We contribute to the discussion of the reasons why the supply of roundwood has lagged behind the growth of forests since the early I970s. Our dynamic models of the roundwood market provide some evidence that the very low level of the real interest rate is an important reason for the sluggishness of fellings in private forests.

Seppo Laaksonen:
Use of panel data in applications of income dynamics (pp. 55–64)


By using panel data, the paper aims to (1) describe changes in the income of households and to (2) present an econometric model for explaining short-term changes in income. The data are derived from the income distribution statistics compiled by the Central Statistical Office of Finland. The panel feature has been a part of the statistics since 1982. According to the results, the income of households varies considerably from year to year. The explanatory power of the econometric model was satisfactory. The income level of the previous year turned out to be the best regressor: the panel data show that income differences level out regardless of what cross-section data may indicate. The next best regressors turned out to be changes in the socio-economic status and the composition of the household.

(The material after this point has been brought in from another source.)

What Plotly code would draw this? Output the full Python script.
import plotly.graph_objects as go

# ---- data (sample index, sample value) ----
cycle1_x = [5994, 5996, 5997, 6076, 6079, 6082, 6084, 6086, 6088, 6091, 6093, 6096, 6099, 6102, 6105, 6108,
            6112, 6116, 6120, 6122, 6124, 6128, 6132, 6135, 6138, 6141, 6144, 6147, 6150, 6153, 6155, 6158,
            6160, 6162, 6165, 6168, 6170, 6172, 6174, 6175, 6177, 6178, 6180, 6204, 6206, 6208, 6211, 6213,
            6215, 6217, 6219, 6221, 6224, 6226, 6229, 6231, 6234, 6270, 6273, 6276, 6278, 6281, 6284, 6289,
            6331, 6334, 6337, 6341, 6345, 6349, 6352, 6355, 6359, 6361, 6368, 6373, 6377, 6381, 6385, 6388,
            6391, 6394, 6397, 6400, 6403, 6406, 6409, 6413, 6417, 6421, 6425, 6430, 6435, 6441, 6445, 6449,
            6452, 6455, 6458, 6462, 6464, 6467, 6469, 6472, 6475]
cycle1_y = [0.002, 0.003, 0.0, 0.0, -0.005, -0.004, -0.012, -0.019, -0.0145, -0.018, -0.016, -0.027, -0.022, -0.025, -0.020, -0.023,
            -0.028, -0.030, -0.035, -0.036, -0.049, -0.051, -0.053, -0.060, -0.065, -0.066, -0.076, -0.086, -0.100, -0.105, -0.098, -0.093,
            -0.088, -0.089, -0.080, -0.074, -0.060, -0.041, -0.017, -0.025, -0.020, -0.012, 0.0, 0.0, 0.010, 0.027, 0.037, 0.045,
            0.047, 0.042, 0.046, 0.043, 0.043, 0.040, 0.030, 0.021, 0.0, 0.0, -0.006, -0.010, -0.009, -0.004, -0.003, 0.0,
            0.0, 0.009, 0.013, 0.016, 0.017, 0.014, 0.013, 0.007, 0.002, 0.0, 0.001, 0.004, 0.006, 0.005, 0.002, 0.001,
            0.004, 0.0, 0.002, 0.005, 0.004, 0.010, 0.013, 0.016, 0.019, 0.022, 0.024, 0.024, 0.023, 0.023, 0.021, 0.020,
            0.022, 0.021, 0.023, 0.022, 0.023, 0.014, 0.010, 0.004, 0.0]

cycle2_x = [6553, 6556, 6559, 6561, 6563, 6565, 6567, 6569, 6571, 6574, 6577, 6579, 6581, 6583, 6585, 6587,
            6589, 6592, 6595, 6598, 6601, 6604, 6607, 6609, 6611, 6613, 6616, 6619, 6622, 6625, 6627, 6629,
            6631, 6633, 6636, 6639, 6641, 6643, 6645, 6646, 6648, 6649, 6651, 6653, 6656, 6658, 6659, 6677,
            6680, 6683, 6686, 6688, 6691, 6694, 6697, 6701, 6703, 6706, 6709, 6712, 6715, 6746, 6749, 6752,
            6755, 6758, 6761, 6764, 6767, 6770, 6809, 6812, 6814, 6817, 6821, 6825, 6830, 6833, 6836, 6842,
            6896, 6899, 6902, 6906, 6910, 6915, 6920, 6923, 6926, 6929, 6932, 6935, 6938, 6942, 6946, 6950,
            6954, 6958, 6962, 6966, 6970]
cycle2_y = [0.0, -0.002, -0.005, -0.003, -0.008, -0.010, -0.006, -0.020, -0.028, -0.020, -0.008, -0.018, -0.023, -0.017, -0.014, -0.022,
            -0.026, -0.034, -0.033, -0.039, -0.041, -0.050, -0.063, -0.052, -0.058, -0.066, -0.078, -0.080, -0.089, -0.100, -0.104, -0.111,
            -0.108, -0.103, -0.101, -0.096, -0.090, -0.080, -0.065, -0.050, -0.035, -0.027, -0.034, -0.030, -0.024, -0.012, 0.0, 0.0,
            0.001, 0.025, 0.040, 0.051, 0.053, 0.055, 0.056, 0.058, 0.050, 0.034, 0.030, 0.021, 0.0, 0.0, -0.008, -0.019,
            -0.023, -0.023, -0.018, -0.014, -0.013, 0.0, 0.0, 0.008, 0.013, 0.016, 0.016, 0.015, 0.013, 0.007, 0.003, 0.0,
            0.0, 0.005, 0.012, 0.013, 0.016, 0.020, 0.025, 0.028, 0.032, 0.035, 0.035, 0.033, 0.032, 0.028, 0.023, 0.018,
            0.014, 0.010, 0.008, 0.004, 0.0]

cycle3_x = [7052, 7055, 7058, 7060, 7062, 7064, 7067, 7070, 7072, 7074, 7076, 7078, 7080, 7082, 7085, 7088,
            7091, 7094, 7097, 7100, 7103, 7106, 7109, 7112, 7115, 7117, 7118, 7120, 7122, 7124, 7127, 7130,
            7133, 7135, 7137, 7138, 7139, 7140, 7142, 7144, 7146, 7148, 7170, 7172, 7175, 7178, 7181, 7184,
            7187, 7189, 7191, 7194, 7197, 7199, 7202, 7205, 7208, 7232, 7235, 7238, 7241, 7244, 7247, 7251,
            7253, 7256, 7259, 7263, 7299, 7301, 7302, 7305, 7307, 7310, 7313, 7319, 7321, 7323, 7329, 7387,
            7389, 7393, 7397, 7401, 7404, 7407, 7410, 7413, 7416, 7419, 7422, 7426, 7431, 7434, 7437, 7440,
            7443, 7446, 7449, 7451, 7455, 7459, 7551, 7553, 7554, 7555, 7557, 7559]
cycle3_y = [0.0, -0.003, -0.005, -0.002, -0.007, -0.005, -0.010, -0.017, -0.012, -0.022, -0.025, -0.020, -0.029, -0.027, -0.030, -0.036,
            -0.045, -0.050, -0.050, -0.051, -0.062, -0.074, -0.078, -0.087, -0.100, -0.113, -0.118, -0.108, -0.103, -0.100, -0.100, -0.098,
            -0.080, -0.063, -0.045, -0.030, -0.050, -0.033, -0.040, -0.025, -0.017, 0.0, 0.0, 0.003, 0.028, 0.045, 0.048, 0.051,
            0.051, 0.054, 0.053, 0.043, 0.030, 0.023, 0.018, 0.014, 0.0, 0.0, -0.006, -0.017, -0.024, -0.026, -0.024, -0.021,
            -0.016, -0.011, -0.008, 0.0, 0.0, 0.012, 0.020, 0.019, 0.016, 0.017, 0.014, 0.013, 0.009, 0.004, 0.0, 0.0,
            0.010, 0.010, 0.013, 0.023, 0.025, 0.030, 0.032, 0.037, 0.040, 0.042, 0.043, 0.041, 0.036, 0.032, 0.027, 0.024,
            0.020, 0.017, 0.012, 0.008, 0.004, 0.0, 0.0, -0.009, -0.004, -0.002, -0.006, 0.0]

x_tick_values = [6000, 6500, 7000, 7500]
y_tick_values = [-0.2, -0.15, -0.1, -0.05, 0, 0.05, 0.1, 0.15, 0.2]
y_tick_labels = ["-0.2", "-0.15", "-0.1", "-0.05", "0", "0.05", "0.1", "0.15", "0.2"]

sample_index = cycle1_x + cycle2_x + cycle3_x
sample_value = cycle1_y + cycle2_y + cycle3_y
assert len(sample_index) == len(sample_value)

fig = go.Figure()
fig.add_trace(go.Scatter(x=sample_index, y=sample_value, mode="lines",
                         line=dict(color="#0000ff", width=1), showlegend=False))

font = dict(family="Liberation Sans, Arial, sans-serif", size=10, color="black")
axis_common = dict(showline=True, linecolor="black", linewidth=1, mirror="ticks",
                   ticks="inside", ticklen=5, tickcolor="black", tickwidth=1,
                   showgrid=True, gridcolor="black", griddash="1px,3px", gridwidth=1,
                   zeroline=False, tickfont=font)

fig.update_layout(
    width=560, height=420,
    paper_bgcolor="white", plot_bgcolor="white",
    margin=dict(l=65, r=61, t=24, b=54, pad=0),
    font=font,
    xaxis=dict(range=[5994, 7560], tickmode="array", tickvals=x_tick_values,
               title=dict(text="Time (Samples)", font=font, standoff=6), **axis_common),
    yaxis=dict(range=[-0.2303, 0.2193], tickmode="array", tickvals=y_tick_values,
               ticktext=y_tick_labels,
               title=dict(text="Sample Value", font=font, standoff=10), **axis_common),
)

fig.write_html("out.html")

On the basis of the results, use of panel data can be recommended for research on income and on other applications ofeconomics. In the present study, the duration of the panel was only one year, which is why the application of the data is more limited than would be the case with longer panels. Long panels, on the other hand, suffer from a reduction in data due to nonresponse and overcoverage.

Outi Aarnio:
On the effects of duration on Finnish unemployment (pp. 65–81)


The overall exit rate from unemployment conditional on duration of unemployment is often shown to be downward sloping. This can be result of a) individual heterogeneity, i.e. some individuals have initially fewer chances finding of job than others or b) negative state-dependence. i.e. unemployment experience worsens individual exit probability from unemployment. This paper provides a test based on time series behaviour to exclude the pure heterogeneity hypothesis. We also apply the test on Finnish data and find support for rejecting pure heterogeneity in favour of some negative state-dependence effects.

Martti Vihanto:
The Austrian theory of price: an example (pp. 82–94)

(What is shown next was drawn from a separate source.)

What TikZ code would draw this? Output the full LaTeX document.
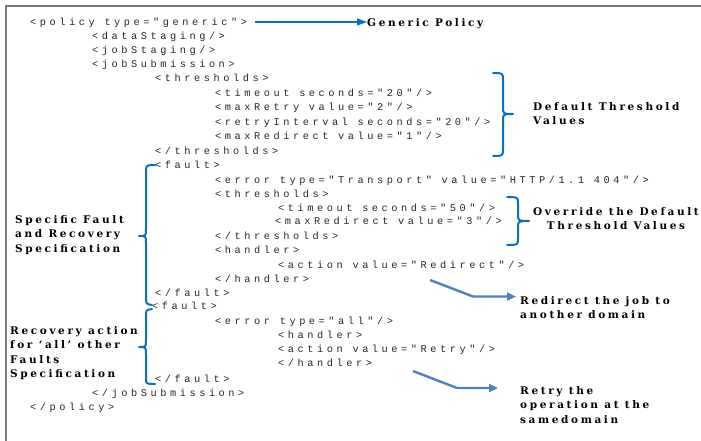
\documentclass[tikz,border=0pt]{standalone}
\usepackage{fontspec}
\setmonofont{Liberation Mono}[LetterSpace=34.5]
\newfontfamily\lblfont{DejaVu Serif}[LetterSpace=25]
\usetikzlibrary{arrows.meta}
\definecolor{bracecol}{RGB}{10,112,196}
\definecolor{arrowcol}{RGB}{79,129,189}
\definecolor{framecol}{RGB}{120,120,120}
\tikzset{
  code/.style={anchor=base west, inner sep=0pt, text=black!85,
    font=\ttfamily\fontsize{10.3}{12}\selectfont},
  lbl/.style={anchor=north west, inner sep=0pt, align=left,
    font=\lblfont\bfseries\fontsize{10.5}{14.6}\selectfont},
  brace/.style={draw=bracecol, line width=2pt, line cap=round, line join=round},
  thinarrow/.style={draw=bracecol, line width=1.1pt,
    -{Triangle[length=10pt,width=7pt]}},
  thickarrow/.style={draw=arrowcol, line width=2.4pt, line join=round,
    -{Triangle[length=9pt,width=8pt]}}
}
\begin{document}
\begin{tikzpicture}[x=1pt,y=-1pt]
\useasboundingbox (0,0) rectangle (701,441);
% frame (top and left edges)
\draw[framecol, line width=2pt] (5.5,441) -- (5.5,6.5) -- (701,6.5);

% XML listing, one node per line (baselines)
\node[code] (l1)  at (30,25.5)  {<policy type="generic">};
\node[code] (l2)  at (92,39.5)  {<dataStaging/>};
\node[code] (l3)  at (92,53.5)  {<jobStaging/>};
\node[code] (l4)  at (92,67.5)  {<jobSubmission>};
\node[code] (l5)  at (155,81.5) {<thresholds>};
\node[code] (l6)  at (215,96.5) {<timeout seconds="20"/>};
\node[code] (l7)  at (215,110.5){<maxRetry value="2"/>};
\node[code] (l8)  at (215,125.5){<retryInterval seconds="20"/>};
\node[code] (l9)  at (215,139.5){<maxRedirect value="1"/>};
\node[code] (l10) at (155,154.5){</thresholds>};
\node[code] (l11) at (155,168.5){<fault>};
\node[code] (l12) at (215,183.5){<error type="Transport" value="HTTP/1.1 404"/>};
\node[code] (l13) at (215,197.5){<thresholds>};
\node[code] (l14) at (278,211.5){<timeout seconds="50"/>};
\node[code] (l15) at (275,224.5){<maxRedirect value="3"/>};
\node[code] (l16) at (215,239.5){</thresholds>};
\node[code] (l17) at (215,253.5){<handler>};
\node[code] (l18) at (278,268.5){<action value="Redirect"/>};
\node[code] (l19) at (215,282.5){</handler>};
\node[code] (l20) at (155,296.5){</fault>};
\node[code] (l21) at (152,309.5){<fault>};
\node[code] (l22) at (215,324.5){<error type="all"/>};
\node[code] (l23) at (278,338.5){<handler>};
\node[code] (l24) at (278,352.5){<action value="Retry"/>};
\node[code] (l25) at (278,366.5){</handler>};
\node[code] (l26) at (155,382.5){</fault>};
\node[code] (l27) at (92,396.5) {</jobSubmission>};
\node[code] (l28) at (30,410.5) {</policy>};

% annotation labels
\node[lbl] (gp)  at (367,18)  {Generic Policy};
\node[lbl] (dtv) at (533,102) {Default Threshold\\Values};
\node[lbl, align=center, anchor=north] (otv) at (616,207) {Override the Default\\Threshold Values};
\node[lbl] (rjd) at (520,296) {Redirect the job to\\another domain};
\node[lbl] (rop) at (520,386) {Retry the\\operation at the\\samedomain};
\node[lbl] (sfr) at (15,215)  {Specific Fault\\and Recovery\\Specification};
\node[lbl] (raf) at (10,326)  {Recovery action\\for ‘all’ other\\Faults\\Specification};

% braces: default thresholds (pointing right)
\draw[brace] (493,73) .. controls (503,73) .. (503,80) -- (503,107)
  .. controls (503,114) .. (513,114) .. controls (503,114) .. (503,121)
  -- (503,149) .. controls (503,156) .. (493,156);
% override thresholds (pointing right)
\draw[brace] (507,197) .. controls (518,197) .. (518,204) -- (518,214)
  .. controls (518,221) .. (529,221) .. controls (518,221) .. (518,228)
  -- (518,238) .. controls (518,245) .. (507,245);
% specific fault (pointing left)
\draw[brace] (155,165) .. controls (146,165) .. (146,173) -- (146,229)
  .. controls (146,236) .. (139,236) .. controls (146,236) .. (146,243)
  -- (146,297) .. controls (146,304) .. (152,305);
% catch-all fault (pointing left)
\draw[brace] (152,309) .. controls (146,310) .. (146,316) -- (146,340)
  .. controls (146,347) .. (139,347) .. controls (146,347) .. (146,354)
  -- (146,378) .. controls (146,384) .. (155,384);

% connectors
\coordinate (gpA) at (255,22);
\draw[thinarrow] (gpA) -- (gp.west |- gpA);

\coordinate (rdA) at (430,280);
\coordinate (rdB) at (473,296.5);
\coordinate (rdC) at (516,296.5);
\draw[thickarrow] (rdA) -- (rdB) -- (rdC);

\coordinate (rtA) at (413,371);
\coordinate (rtB) at (457,388);
\coordinate (rtC) at (498,388);
\draw[thickarrow] (rtA) -- (rtB) -- (rtC);
\end{tikzpicture}
\end{document}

This paper introduces a simple example for teaching the Austrian theory of price to undergraduate students. It is argued that market prices serve a social function, because plan discoordinations manifest themselves as discrepancies in prices. When plans can be freely expressed in terms of the same commodity (money), the quantities of this commodity (prices) can be compared with each other, and discrepancies between the plans (price differentials) can be perceived with relative ease by entrepreneurs. Traditionally, many economists have failed to understand that the function of market prices is more than merely summarizing market information.